The Bible as a weapon of war

“The way the LRA used the Bible, in a literal sense, to justify their violent actions has caused a complete overturn of the social and generational structures of the Acholi people.

“The former LRA members I interviewed claim that all their actions are in accordance with Bible teachings; obedience to the law meant that anyone considered to have broken the Ten Commandments had to be destroyed.”

Kelly, a former child soldier, told Nambalirwa Nkabala that the Bible teaches that “somebody who does not obey must be killed.” This is the level of indoctrination that Cambridge researchers are trying to untangle as they work alongside Acholi leaders of varying denominations to promote peace and reconciliation using texts  that were once wielded to justify murder on an industrial scale.

However, their work is complicated  by the fact that Acholi cultural beliefs – as well as some readings of the Old Testament – also permit killing in exceptional circumstances, meaning that the LRA may have appropriated elements of Acholi culture to justify their own murderous ideology. For instance, the Achioli Chief and elders can pass ngolo kop me too – or ‘judgement of  death’ – where killing is permitted, Likewise, Kony, a former altar boy in the Catholic Church, was brought up by a catechist father whom Nambalirwa Nkabala believes exposed him to Old Testament passages of death and punishment from an early age.

“Former LRA soldiers must be ready to reread the texts they were exposed to in a different way,” adds Nambalirwa Nkabala. “Texts with a violent message should be read with an ethical and nonviolent stance. Rather than passively accept what the text says, we must engage in dialogue with it. It is every Christian’s duty to expose and challenge any textual message which permits violence.

“The Bible must be read contextually. By asking about the role of the text to a particular context, interpreters will automatically be pushed into the habit of checking what implications a particular reading/interpretation could have on a particular community.”

Wild-Wood met with Christian and Muslim leaders of the Acholi Religious Leaders Peace Initiative (ARLPI) during her trip to Uganda in 2015 as she sought to understand how the Bible is now being used to rebuild society. She was struck by the commitment to peace across differing faiths and denominations.

“A great deal of thought has gone into how former combatants can be rehabilitated,” says Wild-Wood. “From my focus groups, the religious leaders were optimistic about the future, but the challenges are many. They are dealing with people who are very traumatized. Some see the LRA soldiers as perpetrators, some see them as victims. But there is a recognition that people have dealt with awful situations – and may fall apart afterwards.”

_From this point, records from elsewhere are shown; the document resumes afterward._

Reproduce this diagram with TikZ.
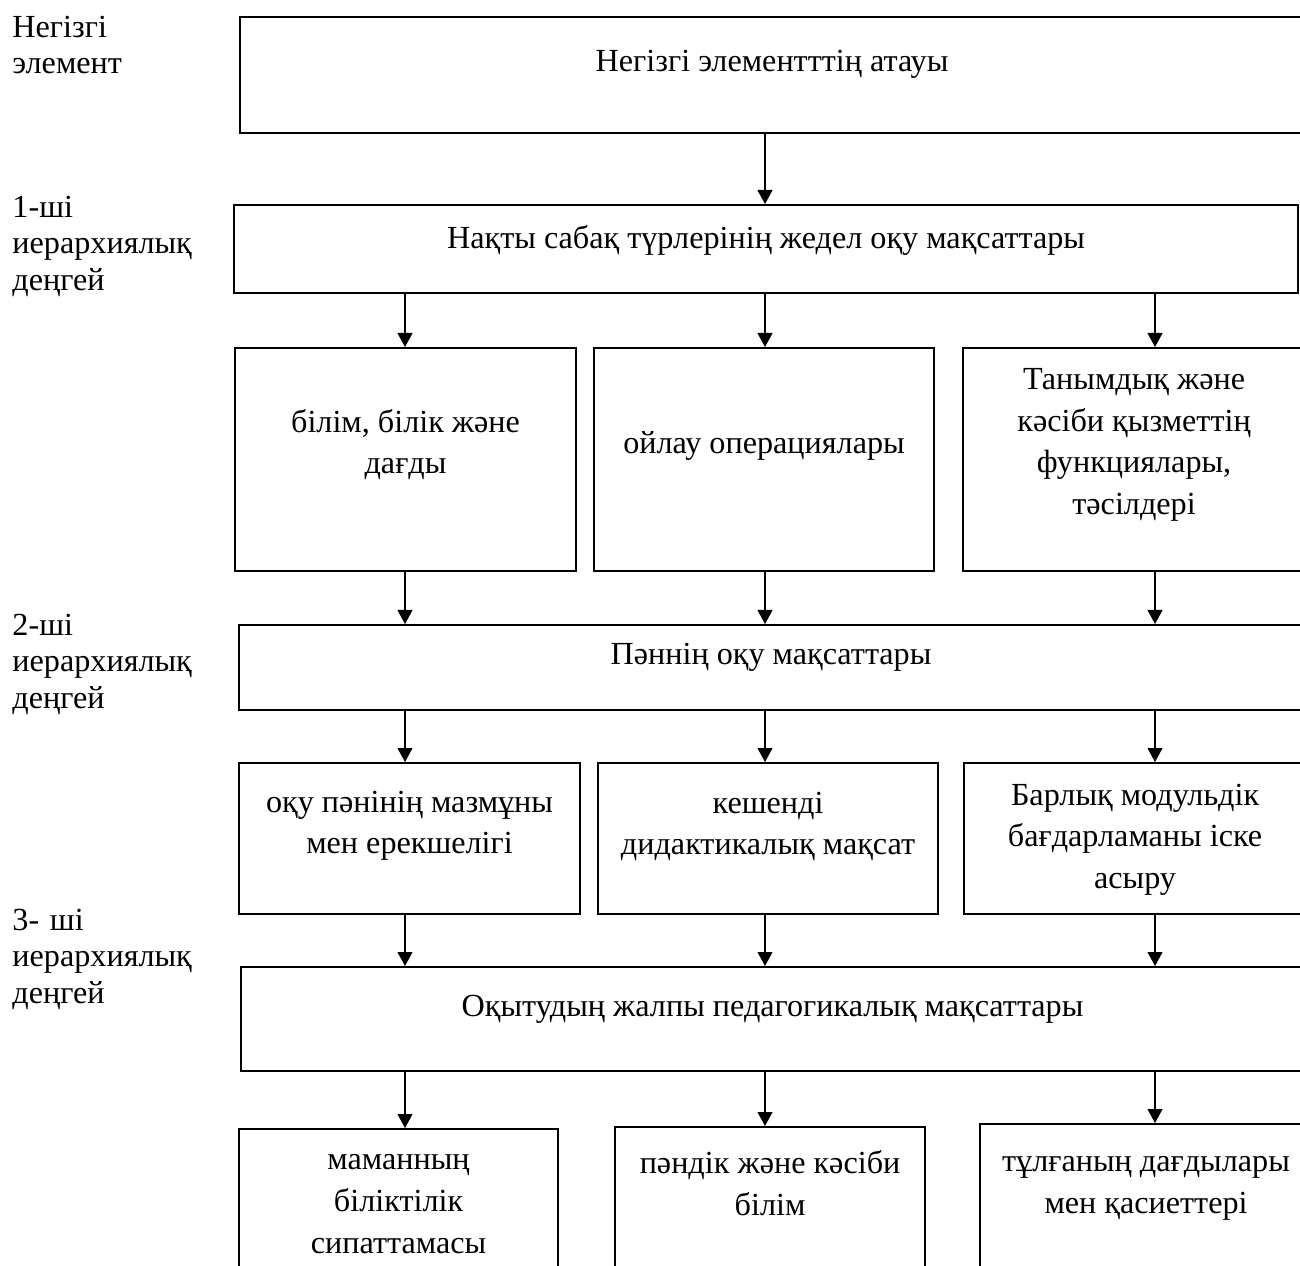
\documentclass[tikz,border=0pt]{standalone}
\usepackage{fontspec}
\setmainfont{Liberation Serif}
\usetikzlibrary{arrows.meta}
\newcommand\pxu{0.435pt}
\newdimen\pxd \pxd=0.435pt
\newcommand\boxfont{\fontsize{14pt}{18.1pt}\selectfont}
\newcommand\lift[2]{\raisebox{#1\pxd}[\height][\depth]{\begin{tabular}{@{}c@{}}#2\end{tabular}}}
\begin{document}
\begin{tikzpicture}[x=0.435pt,y=-0.435pt,
  box/.style 2 args={draw,line width=0.9pt,inner sep=0pt,anchor=north west,
    minimum width=#1*\pxu,minimum height=#2*\pxu,font=\boxfont},
  lvl/.style={anchor=base west,inner sep=0pt,text width=200*\pxu,align=left,
    font=\fontsize{14pt}{16pt}\selectfont},
  arr/.style={-{Triangle[width=6.5pt,length=6.1pt]},line width=0.5pt}]
\fill[white] (0,0) rectangle (1300,1265);
\clip (0,0) rectangle (1300,1265);
% уровни слева
\node[lvl] (lbl0) at (12,37) {Негізгі\\элемент};
\node[lvl] (lbl1) at (12,217) {1-ші\\иерархиялық\\деңгей};
\node[lvl] (lbl2) at (12,635) {2-ші\\иерархиялық\\деңгей};
\node[lvl] (lbl3) at (12,930) {3- ші\\иерархиялық\\деңгей};
% широкие блоки
\node[box={1064}{116}] (main) at (239,16) {\lift{12}{Негізгі элементттің атауы}};
\node[box={1064}{88}] (lvl1) at (233,204) {\lift{9}{Нақты сабақ түрлерінің жедел оқу мақсаттары}};
\node[box={1064}{85}] (lvl2) at (238,624) {\lift{11}{Пәннің оқу мақсаттары}};
\node[box={1063}{104}] (lvl3) at (240,966) {\lift{11}{Оқытудың жалпы педагогикалық мақсаттары}};
% первый ряд
\node[box={341}{223}] (know) at (234,347) {\lift{15}{білім, білік және\\дағды}};
\node[box={340}{223}] (think) at (593,347) {\lift{14}{ойлау операциялары}};
\node[box={342}{223}] (func) at (962,347) {\lift{16}{Танымдық және\\кәсіби қызметтің\\функциялары,\\тәсілдері}};
% второй ряд
\node[box={341}{151}] (subj) at (238,762) {\lift{14}{оқу пәнінің мазмұны\\мен ерекшелігі}};
\node[box={340}{151}] (compl) at (597,762) {\lift{13}{кешенді\\дидактикалық мақсат}};
\node[box={342}{151}] (modul) at (963,762) {\lift{0}{Барлық модульдік\\бағдарламаны іске\\асыру}};
% нижний ряд
\node[box={319}{160}] (spec) at (238,1128) {\lift{6}{маманның\\біліктілік\\сипаттамасы}};
\node[box={310}{160}] (prof) at (614,1126) {\lift{21}{пәндік және кәсіби\\білім}};
\node[box={332}{160}] (pers) at (979,1123) {\lift{20}{тұлғаның дағдылары\\мен қасиеттері}};
% стрелки
\coordinate (cA) at (405,0);
\coordinate (cB) at (765,0);
\coordinate (cC) at (1155,0);
\draw[arr] (main.south -| cB) -- (lvl1.north -| cB);
\foreach \c/\u/\d/\w in {cA/know/subj/spec,cB/think/compl/prof,cC/func/modul/pers}{
  \draw[arr] (lvl1.south -| \c) -- (\u.north -| \c);
  \draw[arr] (\u.south -| \c) -- (lvl2.north -| \c);
  \draw[arr] (lvl2.south -| \c) -- (\d.north -| \c);
  \draw[arr] (\d.south -| \c) -- (lvl3.north -| \c);
  \draw[arr] (lvl3.south -| \c) -- (\w.north -| \c);
}
\end{tikzpicture}
\end{document}
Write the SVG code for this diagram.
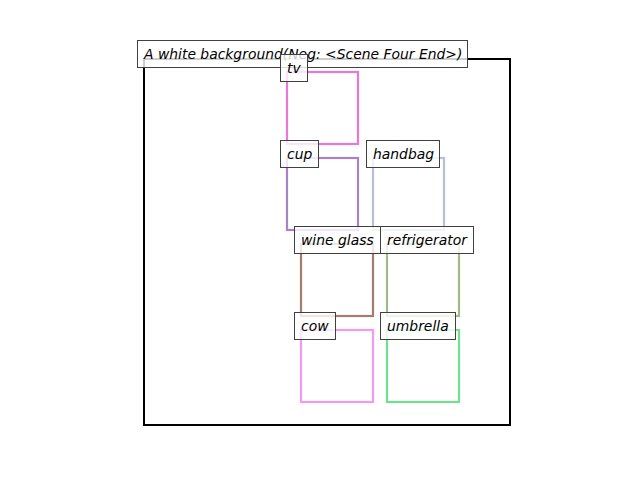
<svg xmlns="http://www.w3.org/2000/svg" width="640" height="480" viewBox="0 0 640 480">
<style>
.bx{fill:none;stroke-width:2.2}
.lb rect{fill:#ffffff;fill-opacity:0.8;stroke:#404040;stroke-opacity:1;stroke-width:1}
.lb text{font-family:"DejaVu Sans",sans-serif;font-style:italic;font-size:13.9px;fill:#000}
</style>
<rect x="0" y="0" width="640" height="480" fill="#ffffff"/>
<g id="frame"><rect x="144" y="59" width="366" height="366" fill="none" stroke="#000" stroke-width="2"/></g>
<g id="boxes">
<rect id="box-tv" class="bx" x="287" y="72" width="71" height="72" stroke="#e878d8"/>
<rect id="box-cup" class="bx" x="287" y="158" width="71" height="72" stroke="#a882c8"/>
<rect id="box-handbag" class="bx" x="373" y="158" width="71" height="72" stroke="#b8bed6"/>
<rect id="box-wineglass" class="bx" x="301" y="244" width="72" height="72" stroke="#a27c6c"/>
<rect id="box-refrigerator" class="bx" x="387" y="244" width="72" height="72" stroke="#a6b888"/>
<rect id="box-cow" class="bx" x="301" y="330" width="72" height="72" stroke="#f09af0"/>
<rect id="box-umbrella" class="bx" x="387" y="330" width="72" height="72" stroke="#72e090"/>
</g>
<g id="title" class="lb"><rect x="137.5" y="40.5" width="330" height="27"/><text x="144" y="59">A white background(Neg: &lt;Scene Four End&gt;)</text></g>
<g id="label-tv" class="lb"><rect x="280.5" y="54.5" width="27" height="27"/><text x="287" y="73">tv</text></g>
<g id="label-cup" class="lb"><rect x="280.5" y="140.5" width="38" height="27"/><text x="287" y="159">cup</text></g>
<g id="label-handbag" class="lb"><rect x="366.5" y="140.5" width="73" height="27"/><text x="373" y="159">handbag</text></g>
<g id="label-wineglass" class="lb"><rect x="294.5" y="226.5" width="86" height="27"/><text x="301" y="245">wine glass</text></g>
<g id="label-refrigerator" class="lb"><rect x="380.5" y="226.5" width="93" height="27"/><text x="387" y="245">refrigerator</text></g>
<g id="label-cow" class="lb"><rect x="294.5" y="312.5" width="41" height="27"/><text x="301" y="331">cow</text></g>
<g id="label-umbrella" class="lb"><rect x="380.5" y="312.5" width="75" height="27"/><text x="387" y="331">umbrella</text></g>
</svg>
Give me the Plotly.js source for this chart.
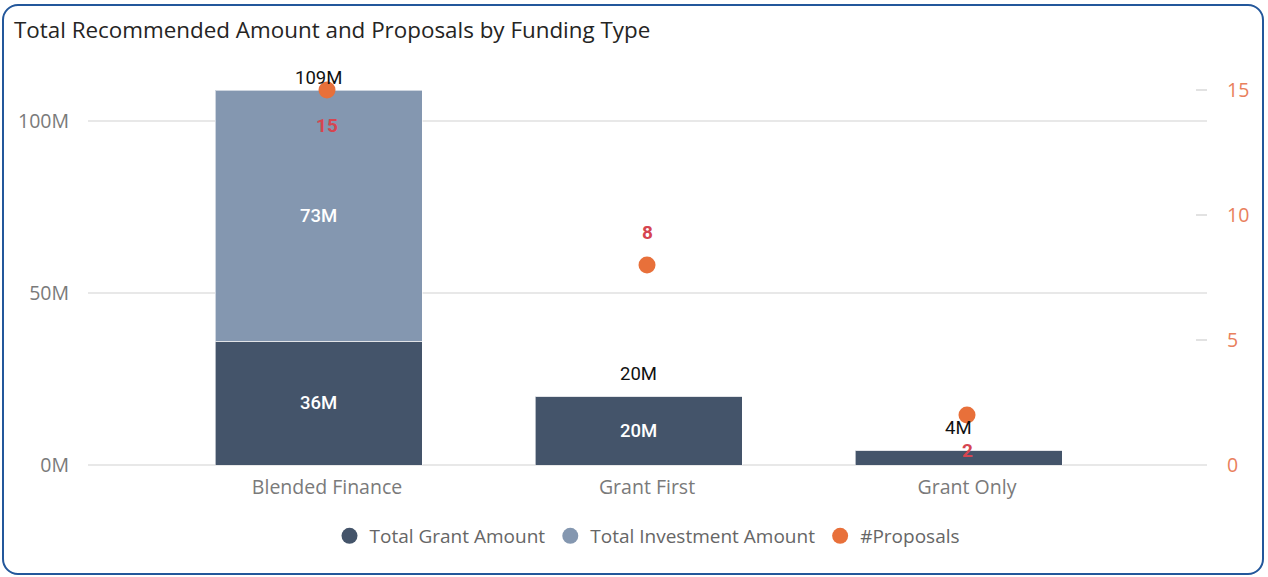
<!DOCTYPE html>
<html>
<head>
<meta charset="utf-8">
<script src="https://cdn.plot.ly/plotly-3.0.1.min.js"></script>
<style>
  html, body { margin:0; padding:0; background:#fff; }
  #wrap { position:relative; width:1268px; height:577px; overflow:hidden; }
  #chart { position:absolute; left:0; top:0; width:1268px; height:577px; }
  #frame { position:absolute; left:2px; top:4px; width:1258px; height:567px;
           border:2px solid #23579B; border-radius:16px; pointer-events:none; }
</style>
</head>
<body>
<div id="wrap">
  <div id="chart"></div>
  <div id="frame"></div>
</div>
<script>
// ---- data (values in millions) ----
const categories = ["Blended Finance", "Grant First", "Grant Only"];
const grantAmount = [36, 20, 4.3];
const investmentAmount = [73, 0, 0];
const proposals = [15, 8, 2];
const leftTickVals = [0, 50, 100];
const leftTickText = ["0M", "50M", "100M"];
const rightTickVals = [0, 5, 10, 15];

// ---- styles ----
const cGrant = "#44546A", cInv = "#8497B0", cProp = "#E8703A", cPropLbl = "#D64550";
const labelFont = "Roboto, 'DejaVu Sans', sans-serif";
const uiFont = "'Open Sans', 'Noto Sans', sans-serif";
const propLabelSide = [-1, 1, -1]; // -1 below, +1 above

const margin = {l:88, r:61, t:65, b:112};
const plotH = 577 - margin.t - margin.b;
const yMax = 116.3, y2Max = 16.0;
const pxPerUnit = plotH / yMax;

const totals = categories.map((c, i) => grantAmount[i] + investmentAmount[i]);
const fmtM = v => Math.round(v) + "M";

const barCommon = {
  type: "bar", x: categories, width: 0.647, offset: -0.35,
  textposition: "inside", insidetextanchor: "middle",
  textfont: {family: labelFont, size: 18.5, color: "#ffffff", weight: 500},
  marker: {line: {color: "rgba(255,255,255,0.6)", width: 1}},
  showlegend: false, hoverinfo: "skip", cliponaxis: false
};

const traces = [
  Object.assign({}, barCommon, {
    name: "Total Grant Amount", y: grantAmount,
    text: grantAmount.map(fmtM),
    marker: Object.assign({}, barCommon.marker, {color: cGrant})
  }),
  Object.assign({}, barCommon, {
    name: "Total Investment Amount", y: investmentAmount,
    text: investmentAmount.map(fmtM),
    marker: Object.assign({}, barCommon.marker, {color: cInv})
  }),
  {
    type: "scatter", mode: "markers", name: "#Proposals",
    x: categories, y: proposals, yaxis: "y2",
    marker: {color: cProp, size: 17}, showlegend: false, cliponaxis: false
  },
  // legend entries (circle symbols)
  {type:"scatter", mode:"markers", name:"Total Grant Amount", x:[null], y:[null],
   marker:{color:cGrant, size:20}, showlegend:true},
  {type:"scatter", mode:"markers", name:"Total Investment Amount", x:[null], y:[null],
   marker:{color:cInv, size:20}, showlegend:true},
  {type:"scatter", mode:"markers", name:"#Proposals", x:[null], y:[null], yaxis:"y2",
   marker:{color:cProp, size:20}, showlegend:true}
];

const annotations = [];
// totals above bars (clamped near the top of the plot)
totals.forEach((t, i) => {
  const topPx = (yMax - t) * pxPerUnit; // distance from plot top
  let shift = 22;
  if (topPx - shift < 13) shift = topPx - 13;
  annotations.push({
    x: categories[i], y: t, xref: "x", yref: "y", text: fmtM(t),
    showarrow: false, yanchor: "middle", yshift: shift, xshift: -9,
    font: {family: labelFont, size: 18.5, color: "#111111"}
  });
});
// proposals labels
proposals.forEach((p, i) => {
  annotations.push({
    x: categories[i], y: p, xref: "x", yref: "y2", text: String(p),
    showarrow: false, yanchor: "middle", yshift: propLabelSide[i] > 0 ? 33 : -35,
    font: {family: labelFont, size: 19, color: cPropLbl, weight: 700}
  });
});

const layout = {
  width: 1268, height: 577, margin: margin,
  paper_bgcolor: "rgba(0,0,0,0)", plot_bgcolor: "rgba(0,0,0,0)",
  barmode: "stack",
  title: {text: "Total Recommended Amount and Proposals by Funding Type",
          x: 14 / 1268, xref: "container", xanchor: "left",
          y: 1 - 30 / 577, yref: "container", yanchor: "middle",
          font: {family: uiFont, size: 22.4, color: "#252423"}, pad: {l: 0, t: 0, b: 0}},
  xaxis: {type: "category", range: [-0.747, 2.75], showgrid: false, zeroline: false,
          showline: false, ticks: "", ticklabelstandoff: 8,
          tickfont: {family: uiFont, size: 19.5, color: "#7A7A7A"}, fixedrange: true},
  yaxis: {range: [0, yMax], tickvals: leftTickVals, ticktext: leftTickText,
          showgrid: true, gridcolor: "#E8E8E8", gridwidth: 1.5,
          zeroline: true, zerolinecolor: "#E8E8E8", zerolinewidth: 1.5,
          showline: false, ticks: "", ticklabelstandoff: 18,
          tickfont: {family: uiFont, size: 19.5, color: "#7A7A7A"}},
  yaxis2: {range: [0, y2Max], overlaying: "y", side: "right", tickvals: rightTickVals,
           showgrid: false, zeroline: false, showline: false,
           ticks: "inside", ticklen: 11, tickcolor: "#E2E2E2", tickwidth: 1.5,
           ticklabelstandoff: 19,
           tickfont: {family: uiFont, size: 19.5, color: "#E9805C"}},
  legend: {orientation: "h", x: 0.5, xanchor: "center", y: -0.13, yanchor: "top",
           traceorder: "normal",
           font: {family: uiFont, size: 19, color: "#666666"},
           itemwidth: 30, tracegroupgap: 0, itemclick: false},
  uniformtext: {mode: "hide", minsize: 15},
  annotations: annotations,
  showlegend: true
};

Plotly.newPlot("chart", traces, layout, {displayModeBar: false, staticPlot: true});
</script>
</body>
</html>
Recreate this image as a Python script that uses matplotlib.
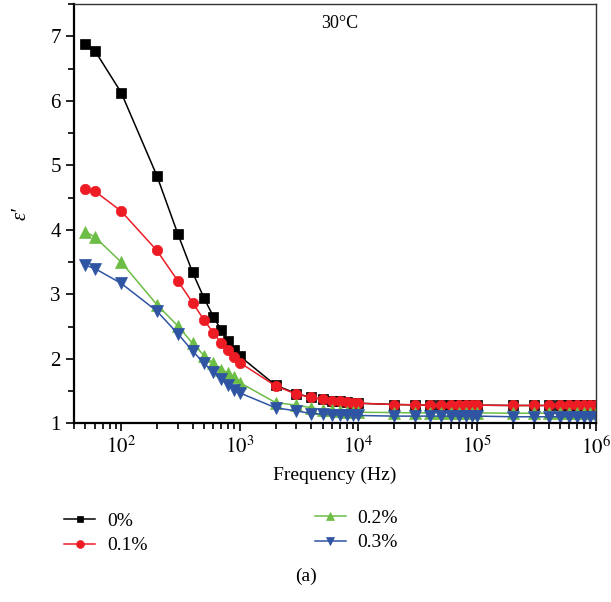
import numpy as np
import matplotlib
matplotlib.use("Agg")
import matplotlib.pyplot as plt
from matplotlib.ticker import LogLocator, MultipleLocator, FuncFormatter, NullFormatter

plt.rcParams['font.family'] = ['Liberation Serif', 'DejaVu Serif']
plt.rcParams['mathtext.fontset'] = 'stix'

# frecuencias (Hz)
freq = [50, 60, 100, 200, 300, 400, 500, 600, 700, 800, 900,
        1e3, 2e3, 3e3, 4e3, 5e3, 6e3, 7e3, 8e3, 9e3,
        1e4, 2e4, 3e4, 4e4, 5e4, 6e4, 7e4, 8e4, 9e4,
        1e5, 2e5, 3e5, 4e5, 5e5, 6e5, 7e5, 8e5, 9e5, 1e6]

eps_0 = [6.88, 6.78, 6.13, 4.84, 3.94, 3.34, 2.94, 2.65, 2.44, 2.27, 2.14,
         2.04, 1.59, 1.46, 1.40, 1.37, 1.35, 1.34, 1.33, 1.32,
         1.31, 1.29, 1.285, 1.28, 1.28, 1.28, 1.28, 1.28, 1.28,
         1.28, 1.275, 1.275, 1.275, 1.275, 1.275, 1.275, 1.275, 1.275, 1.275]
eps_01 = [4.64, 4.60, 4.29, 3.68, 3.21, 2.87, 2.60, 2.40, 2.24, 2.13, 2.02,
          1.94, 1.58, 1.45, 1.40, 1.37, 1.35, 1.34, 1.33, 1.32,
          1.31, 1.29, 1.285, 1.28, 1.28, 1.28, 1.28, 1.28, 1.28,
          1.28, 1.275, 1.275, 1.275, 1.275, 1.275, 1.275, 1.275, 1.275, 1.275]
eps_02 = [3.97, 3.89, 3.50, 2.84, 2.51, 2.24, 2.05, 1.93, 1.83, 1.78, 1.72,
          1.63, 1.32, 1.28, 1.24, 1.21, 1.20, 1.19, 1.18, 1.18,
          1.17, 1.165, 1.16, 1.16, 1.16, 1.16, 1.16, 1.16, 1.16,
          1.16, 1.155, 1.155, 1.155, 1.155, 1.155, 1.155, 1.155, 1.155, 1.155]
eps_03 = [3.45, 3.40, 3.17, 2.74, 2.39, 2.12, 1.93, 1.79, 1.68, 1.59, 1.52,
          1.47, 1.24, 1.19, 1.15, 1.14, 1.13, 1.13, 1.12, 1.12,
          1.12, 1.11, 1.11, 1.11, 1.11, 1.11, 1.11, 1.11, 1.11,
          1.11, 1.10, 1.10, 1.10, 1.10, 1.10, 1.10, 1.10, 1.10, 1.10]

labels = ['0%', '0.1%', '0.2%', '0.3%']
colors = ['#000000', '#ED1C24', '#6CBD45', '#2E54A3']
markers = ['s', 'o', '^', 'v']
msizes = [6.5, 7.5, 8, 8]

fig = plt.figure(figsize=(6.11, 6.02), dpi=100)
ax = fig.add_axes([0.121, 0.297, 0.854, 0.696])

lines = []
for y, lab, c, m, ms in zip([eps_0, eps_01, eps_02, eps_03], labels, colors, markers, msizes):
    ln, = ax.plot(freq, y, color=c, marker=m, markersize=ms, linewidth=1.1,
                  markeredgewidth=0.5, markeredgecolor=c, label=lab)
    lines.append(ln)

ax.set_xscale('log')
ax.set_xlim(40, 1e6)
ax.set_ylim(1, 7.5)
ax.xaxis.set_major_locator(LogLocator(base=10, numticks=10))
ax.xaxis.set_minor_locator(LogLocator(base=10, subs=np.arange(2, 10), numticks=20))
ax.xaxis.set_major_formatter(FuncFormatter(lambda v, p: r'$10^{%d}$' % round(np.log10(v))))
ax.xaxis.set_minor_formatter(NullFormatter())
ax.yaxis.set_major_locator(MultipleLocator(1))
ax.yaxis.set_minor_locator(MultipleLocator(0.5))

ax.tick_params(which='both', direction='out', top=False, right=False, labelsize=15, width=1.2)
ax.tick_params(which='major', length=6)
ax.tick_params(which='minor', length=4)
for s in ['left', 'bottom']:
    ax.spines[s].set_linewidth(1.6)
for s in ['top', 'right']:
    ax.spines[s].set_linewidth(1.0)
    ax.spines[s].set_color('#333333')

ax.set_xlabel('Frequency (Hz)', fontsize=14, labelpad=6)
ax.set_ylabel('ε′', fontsize=15, style='italic', labelpad=14)
ax.text(0.51, 0.975, '30°C', transform=ax.transAxes, ha='center', va='top', fontsize=13)

leg_kw = dict(frameon=False, fontsize=14, handlelength=1.6, handletextpad=0.6,
              labelspacing=0.35, borderpad=0, borderaxespad=0, loc='upper left',
              markerscale=0.75)
fig.legend(lines[:2], labels[:2], bbox_to_anchor=(0.105, 0.149), **leg_kw)
fig.legend(lines[2:], labels[2:], bbox_to_anchor=(0.515, 0.154), **leg_kw)

fig.text(0.5, 0.028, '(a)', ha='center', va='bottom', fontsize=14)

fig.savefig('out.png', dpi=100)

Wild-Wood says that the ARLPI’s initial desire to publicize the atrocities being carried out by the LRA – and to protect civilians where possible – has now refocused to aid the process of reintegrating former combatants, and is working alongside international charities like World Vision to facilitate the transfer of former LRA soldiers from reception centres back to their communities.

“Projects of post-war reconciliation often engage with traditional beliefs and customs in order to effect lasting peace,” adds Wild-Wood. “Acholiland is no exception, and Acholi practices have been ultilized in restoring human relations. However, in the LRA and the wider population there are many Christians and a significant number of Muslims. It is important to engage the beliefs of those religious traditions when working towards long-term solutions to the destruction of society.”

While there may be a distance yet to travel, Nambalirwa Nkabala remains optimistic about Uganda’s future as it seeks to heal the deep scars caused by Kony and the decades of division and war he brought to his country.

“The advantage in all this is that the Acholi have a deep sense of community and solidarity,” she says. “This is exemplified in the various means they use to reincorporate wrongdoers back into their community. If the Acholi communities can be encouraged to maintain their cultural values of healing and reconciliation – even while reading texts that may have a violent message – then they can in the future avoid situations that can lead to the destruction and erosion of these most important of values.”